Jordan also calls attention to New Belgium’s status as a B Corp, and underlined that the brewery would seek to become a carbon-neutral business in the coming years.  Lion Little World Beverages pledged within its press release that it is “Committed to protecting and nurturing New Belgium’s unique identity, culture, and brand as a leader in craft beer.”

New Belgium is quite the prize for the Australia-based Lion Little World, which was originally established in 2015 to grow the company’s portfolio outside of Australia, New Zealand, and Japan. They’ve certainly gotten that with New Belgium, which reached a brewing capacity of 850 thousand barrels in 2018, making up 3.3% of the United States’ entire craft beer production volume last year. Prior to their interest in New Belgium, Lion’s inroads to the United States beer market were limited to importing Australian brewery Little Creatures and owning a San Francisco brewpub, according to Brewbound.

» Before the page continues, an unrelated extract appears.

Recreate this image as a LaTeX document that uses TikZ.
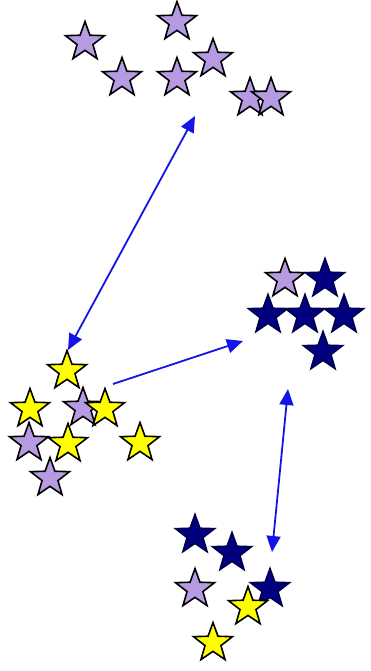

Lion’s parent company, Kirin Holdings Company Limited, currently owns a 24.5% share of Brooklyn Brewery, one of the country’s 15 largest breweries—and by extension, Brooklyn’s minority shares in 21st Amendment Brewing (CA) and Funkwerks (CO). According to Brewbound, New Belgium’s current ownership stake in San Francisco’s Magnolia Brewery will also transfer to the Kirin–Lion portfolio.

New Belgium’s impending sale marks another major upheaval in the craft beer industry this year. Earlier in 2019, Boston Beer Company merged with Dogfish Head, and other former independents like Founders Brewing have also finalized the sale of their remaining stake in their respective breweries to major international distributors.